# RECORDED DATA start
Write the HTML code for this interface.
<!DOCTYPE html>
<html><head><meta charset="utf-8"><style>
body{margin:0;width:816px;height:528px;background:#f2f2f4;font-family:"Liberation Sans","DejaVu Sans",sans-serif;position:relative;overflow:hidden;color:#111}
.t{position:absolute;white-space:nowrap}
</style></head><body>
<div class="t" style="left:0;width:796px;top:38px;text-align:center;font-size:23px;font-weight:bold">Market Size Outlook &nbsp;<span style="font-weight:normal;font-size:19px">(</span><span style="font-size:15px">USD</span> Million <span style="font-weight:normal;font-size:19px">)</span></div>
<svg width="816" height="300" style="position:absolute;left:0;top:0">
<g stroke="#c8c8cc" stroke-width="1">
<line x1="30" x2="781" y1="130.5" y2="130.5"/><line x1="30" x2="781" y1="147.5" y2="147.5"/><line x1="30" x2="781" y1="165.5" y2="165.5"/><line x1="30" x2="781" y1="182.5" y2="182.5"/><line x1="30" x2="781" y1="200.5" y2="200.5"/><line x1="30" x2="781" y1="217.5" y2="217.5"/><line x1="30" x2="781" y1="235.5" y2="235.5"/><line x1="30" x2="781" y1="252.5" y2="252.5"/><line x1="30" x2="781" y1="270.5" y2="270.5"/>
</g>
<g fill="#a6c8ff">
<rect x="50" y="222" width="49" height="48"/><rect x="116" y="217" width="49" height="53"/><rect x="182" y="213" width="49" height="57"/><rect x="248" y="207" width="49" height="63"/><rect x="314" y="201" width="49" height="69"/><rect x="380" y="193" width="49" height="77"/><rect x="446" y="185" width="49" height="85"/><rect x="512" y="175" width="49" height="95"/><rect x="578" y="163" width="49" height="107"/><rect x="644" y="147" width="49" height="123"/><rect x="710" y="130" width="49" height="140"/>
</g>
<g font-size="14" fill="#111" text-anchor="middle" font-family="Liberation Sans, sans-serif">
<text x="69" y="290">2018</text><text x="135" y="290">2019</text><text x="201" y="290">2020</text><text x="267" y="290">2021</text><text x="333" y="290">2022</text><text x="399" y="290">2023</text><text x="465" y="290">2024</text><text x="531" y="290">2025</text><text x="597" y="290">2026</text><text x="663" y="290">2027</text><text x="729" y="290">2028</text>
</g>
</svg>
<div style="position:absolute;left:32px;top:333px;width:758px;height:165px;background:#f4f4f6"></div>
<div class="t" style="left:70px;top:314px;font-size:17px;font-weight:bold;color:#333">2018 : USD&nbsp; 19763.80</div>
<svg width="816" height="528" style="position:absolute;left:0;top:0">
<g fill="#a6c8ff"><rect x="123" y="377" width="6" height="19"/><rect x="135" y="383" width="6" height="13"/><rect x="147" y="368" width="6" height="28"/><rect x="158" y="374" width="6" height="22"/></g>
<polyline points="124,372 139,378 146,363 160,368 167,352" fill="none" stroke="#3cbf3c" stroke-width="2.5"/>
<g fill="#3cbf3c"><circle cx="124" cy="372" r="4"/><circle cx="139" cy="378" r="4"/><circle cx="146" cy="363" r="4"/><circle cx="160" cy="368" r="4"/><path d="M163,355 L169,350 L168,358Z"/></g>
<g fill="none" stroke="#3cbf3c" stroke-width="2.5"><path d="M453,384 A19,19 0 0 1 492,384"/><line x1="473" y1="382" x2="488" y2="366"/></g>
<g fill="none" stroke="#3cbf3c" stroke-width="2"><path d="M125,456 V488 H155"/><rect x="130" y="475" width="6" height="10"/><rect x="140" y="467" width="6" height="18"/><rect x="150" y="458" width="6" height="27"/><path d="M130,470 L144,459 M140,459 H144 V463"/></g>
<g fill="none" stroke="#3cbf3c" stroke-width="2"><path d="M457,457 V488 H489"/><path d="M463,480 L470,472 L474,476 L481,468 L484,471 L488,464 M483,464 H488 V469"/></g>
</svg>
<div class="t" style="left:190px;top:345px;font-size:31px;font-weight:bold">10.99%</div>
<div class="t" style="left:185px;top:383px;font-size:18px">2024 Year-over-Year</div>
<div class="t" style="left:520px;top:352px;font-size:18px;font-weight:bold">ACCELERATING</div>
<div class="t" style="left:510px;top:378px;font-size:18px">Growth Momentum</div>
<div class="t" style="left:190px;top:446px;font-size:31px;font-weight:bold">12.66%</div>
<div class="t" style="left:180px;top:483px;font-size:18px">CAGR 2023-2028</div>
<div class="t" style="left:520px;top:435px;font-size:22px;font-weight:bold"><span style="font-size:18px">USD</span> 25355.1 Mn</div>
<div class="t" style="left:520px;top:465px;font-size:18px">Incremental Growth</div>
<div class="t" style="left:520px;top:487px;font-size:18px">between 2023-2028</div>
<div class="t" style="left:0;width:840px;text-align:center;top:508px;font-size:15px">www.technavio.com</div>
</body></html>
# RECORDED DATA end
TASK GOAL: Reproduce the whole listing word for word.

ANSWER TO THE TASK:
Write the HTML code for this interface.
<!DOCTYPE html>
<html><head><meta charset="utf-8"><style>
body{margin:0;width:816px;height:528px;background:#f2f2f4;font-family:"Liberation Sans","DejaVu Sans",sans-serif;position:relative;overflow:hidden;color:#111}
.t{position:absolute;white-space:nowrap}
</style></head><body>
<div class="t" style="left:0;width:796px;top:38px;text-align:center;font-size:23px;font-weight:bold">Market Size Outlook &nbsp;<span style="font-weight:normal;font-size:19px">(</span><span style="font-size:15px">USD</span> Million <span style="font-weight:normal;font-size:19px">)</span></div>
<svg width="816" height="300" style="position:absolute;left:0;top:0">
<g stroke="#c8c8cc" stroke-width="1">
<line x1="30" x2="781" y1="130.5" y2="130.5"/><line x1="30" x2="781" y1="147.5" y2="147.5"/><line x1="30" x2="781" y1="165.5" y2="165.5"/><line x1="30" x2="781" y1="182.5" y2="182.5"/><line x1="30" x2="781" y1="200.5" y2="200.5"/><line x1="30" x2="781" y1="217.5" y2="217.5"/><line x1="30" x2="781" y1="235.5" y2="235.5"/><line x1="30" x2="781" y1="252.5" y2="252.5"/><line x1="30" x2="781" y1="270.5" y2="270.5"/>
</g>
<g fill="#a6c8ff">
<rect x="50" y="222" width="49" height="48"/><rect x="116" y="217" width="49" height="53"/><rect x="182" y="213" width="49" height="57"/><rect x="248" y="207" width="49" height="63"/><rect x="314" y="201" width="49" height="69"/><rect x="380" y="193" width="49" height="77"/><rect x="446" y="185" width="49" height="85"/><rect x="512" y="175" width="49" height="95"/><rect x="578" y="163" width="49" height="107"/><rect x="644" y="147" width="49" height="123"/><rect x="710" y="130" width="49" height="140"/>
</g>
<g font-size="14" fill="#111" text-anchor="middle" font-family="Liberation Sans, sans-serif">
<text x="69" y="290">2018</text><text x="135" y="290">2019</text><text x="201" y="290">2020</text><text x="267" y="290">2021</text><text x="333" y="290">2022</text><text x="399" y="290">2023</text><text x="465" y="290">2024</text><text x="531" y="290">2025</text><text x="597" y="290">2026</text><text x="663" y="290">2027</text><text x="729" y="290">2028</text>
</g>
</svg>
<div style="position:absolute;left:32px;top:333px;width:758px;height:165px;background:#f4f4f6"></div>
<div class="t" style="left:70px;top:314px;font-size:17px;font-weight:bold;color:#333">2018 : USD&nbsp; 19763.80</div>
<svg width="816" height="528" style="position:absolute;left:0;top:0">
<g fill="#a6c8ff"><rect x="123" y="377" width="6" height="19"/><rect x="135" y="383" width="6" height="13"/><rect x="147" y="368" width="6" height="28"/><rect x="158" y="374" width="6" height="22"/></g>
<polyline points="124,372 139,378 146,363 160,368 167,352" fill="none" stroke="#3cbf3c" stroke-width="2.5"/>
<g fill="#3cbf3c"><circle cx="124" cy="372" r="4"/><circle cx="139" cy="378" r="4"/><circle cx="146" cy="363" r="4"/><circle cx="160" cy="368" r="4"/><path d="M163,355 L169,350 L168,358Z"/></g>
<g fill="none" stroke="#3cbf3c" stroke-width="2.5"><path d="M453,384 A19,19 0 0 1 492,384"/><line x1="473" y1="382" x2="488" y2="366"/></g>
<g fill="none" stroke="#3cbf3c" stroke-width="2"><path d="M125,456 V488 H155"/><rect x="130" y="475" width="6" height="10"/><rect x="140" y="467" width="6" height="18"/><rect x="150" y="458" width="6" height="27"/><path d="M130,470 L144,459 M140,459 H144 V463"/></g>
<g fill="none" stroke="#3cbf3c" stroke-width="2"><path d="M457,457 V488 H489"/><path d="M463,480 L470,472 L474,476 L481,468 L484,471 L488,464 M483,464 H488 V469"/></g>
</svg>
<div class="t" style="left:190px;top:345px;font-size:31px;font-weight:bold">10.99%</div>
<div class="t" style="left:185px;top:383px;font-size:18px">2024 Year-over-Year</div>
<div class="t" style="left:520px;top:352px;font-size:18px;font-weight:bold">ACCELERATING</div>
<div class="t" style="left:510px;top:378px;font-size:18px">Growth Momentum</div>
<div class="t" style="left:190px;top:446px;font-size:31px;font-weight:bold">12.66%</div>
<div class="t" style="left:180px;top:483px;font-size:18px">CAGR 2023-2028</div>
<div class="t" style="left:520px;top:435px;font-size:22px;font-weight:bold"><span style="font-size:18px">USD</span> 25355.1 Mn</div>
<div class="t" style="left:520px;top:465px;font-size:18px">Incremental Growth</div>
<div class="t" style="left:520px;top:487px;font-size:18px">between 2023-2028</div>
<div class="t" style="left:0;width:840px;text-align:center;top:508px;font-size:15px">www.technavio.com</div>
</body></html>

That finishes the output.